# EXERCISE DIRECTIONS
Read through the data and count the lines that contain the string "this"; give only the result.
▬▬▬
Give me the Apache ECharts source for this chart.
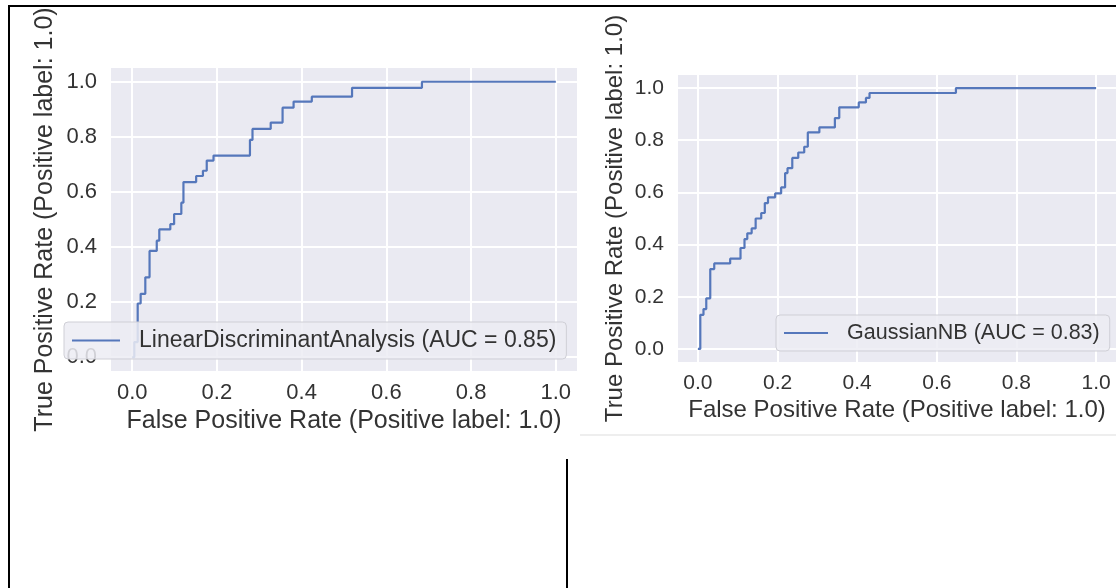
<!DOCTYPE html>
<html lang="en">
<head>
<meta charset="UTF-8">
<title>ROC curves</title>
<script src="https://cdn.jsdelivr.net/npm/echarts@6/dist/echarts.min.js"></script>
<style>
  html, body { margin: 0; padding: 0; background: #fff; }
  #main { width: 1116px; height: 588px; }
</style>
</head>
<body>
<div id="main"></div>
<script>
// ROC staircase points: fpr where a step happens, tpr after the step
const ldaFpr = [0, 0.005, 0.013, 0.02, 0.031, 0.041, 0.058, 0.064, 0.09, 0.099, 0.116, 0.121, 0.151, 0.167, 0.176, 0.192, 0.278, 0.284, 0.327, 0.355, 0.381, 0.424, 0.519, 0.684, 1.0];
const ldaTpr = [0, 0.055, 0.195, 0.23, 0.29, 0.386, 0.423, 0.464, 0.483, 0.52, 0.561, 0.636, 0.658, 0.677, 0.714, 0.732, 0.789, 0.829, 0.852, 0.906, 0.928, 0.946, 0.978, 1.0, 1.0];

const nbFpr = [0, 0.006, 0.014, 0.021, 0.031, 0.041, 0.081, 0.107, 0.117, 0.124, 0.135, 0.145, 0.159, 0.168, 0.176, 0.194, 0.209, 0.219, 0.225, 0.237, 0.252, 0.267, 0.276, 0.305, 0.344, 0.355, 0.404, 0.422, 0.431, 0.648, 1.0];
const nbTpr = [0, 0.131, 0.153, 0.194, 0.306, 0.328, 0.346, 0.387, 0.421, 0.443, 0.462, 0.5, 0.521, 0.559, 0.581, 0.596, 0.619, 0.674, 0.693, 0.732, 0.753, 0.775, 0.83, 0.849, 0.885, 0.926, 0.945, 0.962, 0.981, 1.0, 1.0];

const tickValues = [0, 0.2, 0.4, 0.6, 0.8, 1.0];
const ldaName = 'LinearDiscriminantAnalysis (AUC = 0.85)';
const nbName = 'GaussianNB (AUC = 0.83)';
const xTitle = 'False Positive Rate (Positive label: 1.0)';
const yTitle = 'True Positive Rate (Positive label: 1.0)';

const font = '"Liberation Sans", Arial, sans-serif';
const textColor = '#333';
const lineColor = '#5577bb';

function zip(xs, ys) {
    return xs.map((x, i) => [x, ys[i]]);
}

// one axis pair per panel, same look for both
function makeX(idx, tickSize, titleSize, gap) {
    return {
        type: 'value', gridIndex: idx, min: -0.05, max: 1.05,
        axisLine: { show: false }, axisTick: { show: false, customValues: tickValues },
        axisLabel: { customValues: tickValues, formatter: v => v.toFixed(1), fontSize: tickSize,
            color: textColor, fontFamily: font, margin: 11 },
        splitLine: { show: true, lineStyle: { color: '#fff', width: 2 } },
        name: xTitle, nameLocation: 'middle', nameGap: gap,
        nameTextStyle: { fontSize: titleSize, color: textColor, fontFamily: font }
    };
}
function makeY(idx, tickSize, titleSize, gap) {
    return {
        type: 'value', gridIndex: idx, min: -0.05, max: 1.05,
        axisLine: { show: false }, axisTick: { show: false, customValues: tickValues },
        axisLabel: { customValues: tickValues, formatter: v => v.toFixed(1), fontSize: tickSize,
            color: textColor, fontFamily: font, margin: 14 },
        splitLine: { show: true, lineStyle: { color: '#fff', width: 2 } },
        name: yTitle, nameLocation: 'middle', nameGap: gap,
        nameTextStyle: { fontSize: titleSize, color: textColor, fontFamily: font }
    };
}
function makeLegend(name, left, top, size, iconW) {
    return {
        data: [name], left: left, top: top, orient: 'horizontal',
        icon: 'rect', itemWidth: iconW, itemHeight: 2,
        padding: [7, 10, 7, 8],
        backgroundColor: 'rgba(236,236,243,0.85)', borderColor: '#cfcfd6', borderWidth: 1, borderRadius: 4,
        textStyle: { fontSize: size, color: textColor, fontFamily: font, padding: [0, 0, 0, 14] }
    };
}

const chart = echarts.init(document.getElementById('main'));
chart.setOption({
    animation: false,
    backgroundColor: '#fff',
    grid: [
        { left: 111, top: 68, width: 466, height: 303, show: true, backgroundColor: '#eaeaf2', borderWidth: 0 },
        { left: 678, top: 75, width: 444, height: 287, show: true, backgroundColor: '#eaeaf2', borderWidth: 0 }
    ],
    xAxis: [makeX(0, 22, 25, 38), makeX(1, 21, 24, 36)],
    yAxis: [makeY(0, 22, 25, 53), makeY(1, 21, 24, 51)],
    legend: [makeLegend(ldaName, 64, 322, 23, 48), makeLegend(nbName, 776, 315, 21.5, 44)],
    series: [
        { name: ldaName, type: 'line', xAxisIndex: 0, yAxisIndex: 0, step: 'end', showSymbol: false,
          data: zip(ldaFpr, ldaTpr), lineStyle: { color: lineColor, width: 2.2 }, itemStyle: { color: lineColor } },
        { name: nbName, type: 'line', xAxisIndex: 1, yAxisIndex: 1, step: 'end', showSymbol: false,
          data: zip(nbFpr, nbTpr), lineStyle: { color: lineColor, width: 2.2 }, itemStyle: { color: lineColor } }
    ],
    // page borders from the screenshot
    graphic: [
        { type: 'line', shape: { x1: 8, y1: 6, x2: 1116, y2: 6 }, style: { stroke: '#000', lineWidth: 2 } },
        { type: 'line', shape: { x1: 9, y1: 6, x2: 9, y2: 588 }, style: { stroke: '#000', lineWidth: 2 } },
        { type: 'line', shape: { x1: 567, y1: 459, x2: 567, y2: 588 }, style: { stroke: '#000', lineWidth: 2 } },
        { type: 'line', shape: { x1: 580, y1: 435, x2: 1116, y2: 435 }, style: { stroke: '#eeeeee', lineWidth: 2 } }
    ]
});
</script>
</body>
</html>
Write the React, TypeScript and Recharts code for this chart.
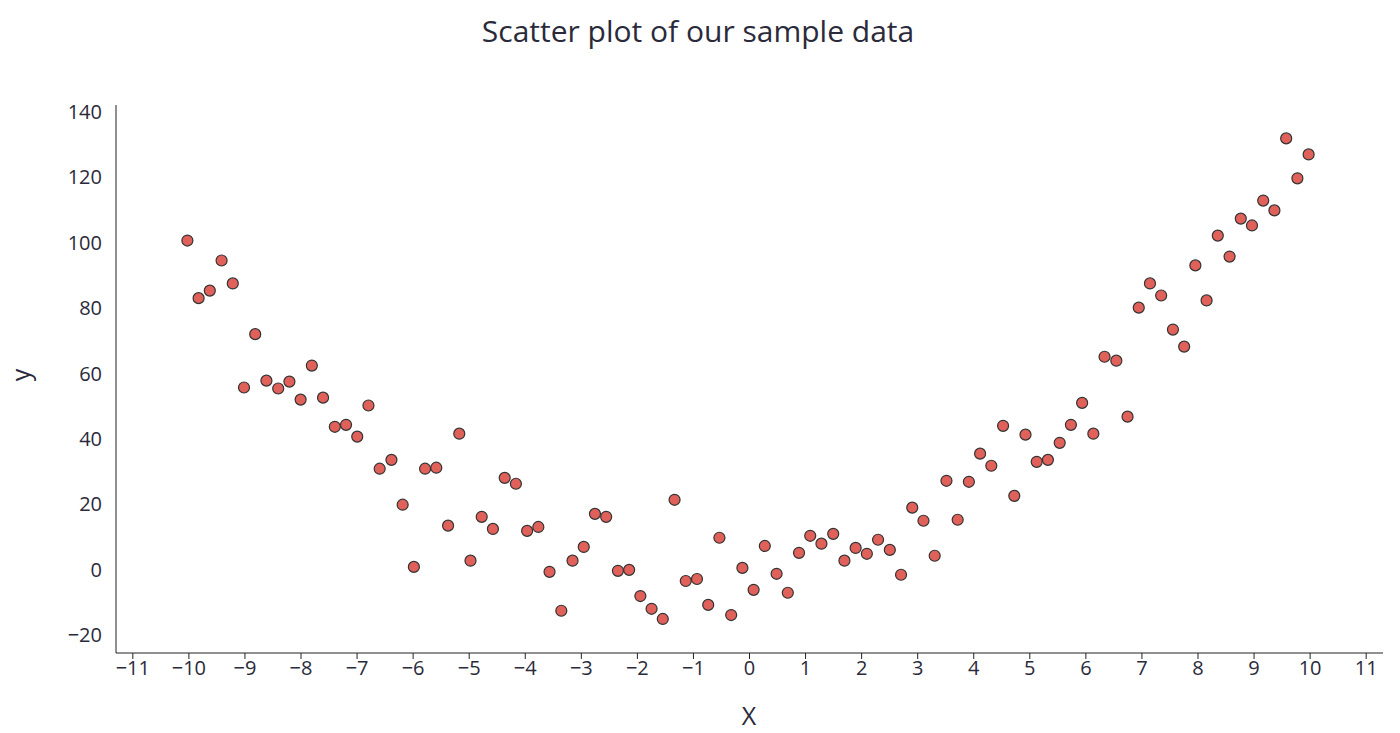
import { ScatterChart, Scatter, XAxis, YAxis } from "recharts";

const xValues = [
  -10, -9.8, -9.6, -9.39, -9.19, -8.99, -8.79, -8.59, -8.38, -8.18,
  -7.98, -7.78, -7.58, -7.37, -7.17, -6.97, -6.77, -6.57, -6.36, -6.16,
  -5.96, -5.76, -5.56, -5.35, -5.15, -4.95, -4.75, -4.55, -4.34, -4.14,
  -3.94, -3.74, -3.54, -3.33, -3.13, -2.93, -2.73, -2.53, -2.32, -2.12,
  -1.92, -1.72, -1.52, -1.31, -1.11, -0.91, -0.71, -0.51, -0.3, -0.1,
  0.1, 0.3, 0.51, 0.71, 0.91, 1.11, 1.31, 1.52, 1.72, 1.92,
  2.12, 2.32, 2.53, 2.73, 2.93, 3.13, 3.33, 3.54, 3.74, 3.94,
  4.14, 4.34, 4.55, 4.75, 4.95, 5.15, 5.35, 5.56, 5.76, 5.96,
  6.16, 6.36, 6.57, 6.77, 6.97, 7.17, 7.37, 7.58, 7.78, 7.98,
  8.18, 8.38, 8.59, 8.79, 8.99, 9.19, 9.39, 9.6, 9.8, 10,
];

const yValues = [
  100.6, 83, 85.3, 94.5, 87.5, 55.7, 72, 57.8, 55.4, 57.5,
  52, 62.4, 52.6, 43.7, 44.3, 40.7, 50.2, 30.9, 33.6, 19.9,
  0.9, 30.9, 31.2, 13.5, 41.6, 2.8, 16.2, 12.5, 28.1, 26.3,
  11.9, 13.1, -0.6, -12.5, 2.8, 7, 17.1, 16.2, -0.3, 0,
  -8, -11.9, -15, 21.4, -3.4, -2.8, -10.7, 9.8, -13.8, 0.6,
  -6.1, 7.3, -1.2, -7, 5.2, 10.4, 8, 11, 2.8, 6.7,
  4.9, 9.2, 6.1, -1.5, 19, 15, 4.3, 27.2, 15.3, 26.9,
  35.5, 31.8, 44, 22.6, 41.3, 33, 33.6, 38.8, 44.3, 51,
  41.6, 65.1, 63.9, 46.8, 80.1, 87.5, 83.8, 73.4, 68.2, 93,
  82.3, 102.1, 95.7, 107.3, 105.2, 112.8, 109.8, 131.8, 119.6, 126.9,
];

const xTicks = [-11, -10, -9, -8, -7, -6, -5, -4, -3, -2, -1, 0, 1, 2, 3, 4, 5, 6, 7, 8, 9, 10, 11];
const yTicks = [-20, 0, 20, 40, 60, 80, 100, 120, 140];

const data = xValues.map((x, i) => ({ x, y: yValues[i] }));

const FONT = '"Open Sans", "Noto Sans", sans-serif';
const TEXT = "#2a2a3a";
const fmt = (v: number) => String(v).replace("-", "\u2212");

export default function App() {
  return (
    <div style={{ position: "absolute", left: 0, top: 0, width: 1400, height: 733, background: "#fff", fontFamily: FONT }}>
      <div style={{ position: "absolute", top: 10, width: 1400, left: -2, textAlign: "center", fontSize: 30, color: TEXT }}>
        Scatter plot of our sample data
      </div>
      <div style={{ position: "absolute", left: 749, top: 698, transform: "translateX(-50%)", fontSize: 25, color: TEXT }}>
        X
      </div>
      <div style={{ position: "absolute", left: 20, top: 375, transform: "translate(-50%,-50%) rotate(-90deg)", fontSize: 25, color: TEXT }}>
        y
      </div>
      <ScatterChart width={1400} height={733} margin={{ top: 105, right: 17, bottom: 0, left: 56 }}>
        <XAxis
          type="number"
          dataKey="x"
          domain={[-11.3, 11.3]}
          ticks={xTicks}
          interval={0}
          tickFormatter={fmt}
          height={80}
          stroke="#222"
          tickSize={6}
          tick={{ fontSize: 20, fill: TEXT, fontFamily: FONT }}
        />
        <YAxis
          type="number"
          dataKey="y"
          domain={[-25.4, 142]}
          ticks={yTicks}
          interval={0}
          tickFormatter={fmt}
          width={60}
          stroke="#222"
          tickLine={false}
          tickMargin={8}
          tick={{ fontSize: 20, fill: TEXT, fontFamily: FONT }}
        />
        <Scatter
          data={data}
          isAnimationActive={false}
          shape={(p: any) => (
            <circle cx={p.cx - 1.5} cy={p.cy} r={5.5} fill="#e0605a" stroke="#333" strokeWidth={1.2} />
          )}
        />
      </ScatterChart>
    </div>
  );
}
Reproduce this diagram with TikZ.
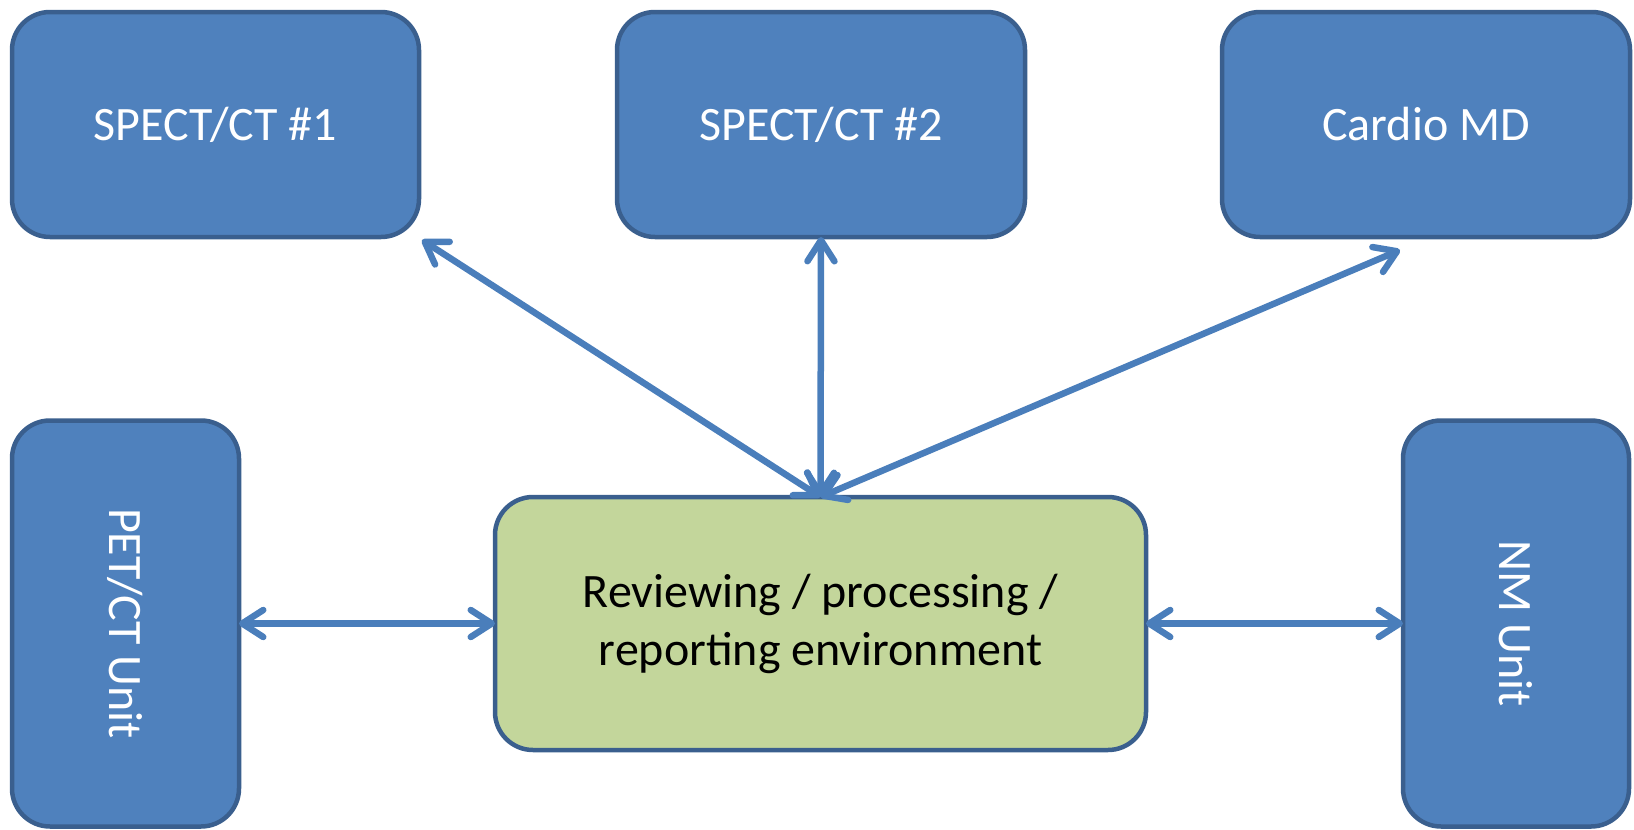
▬▬▬
# TASK RESULT
3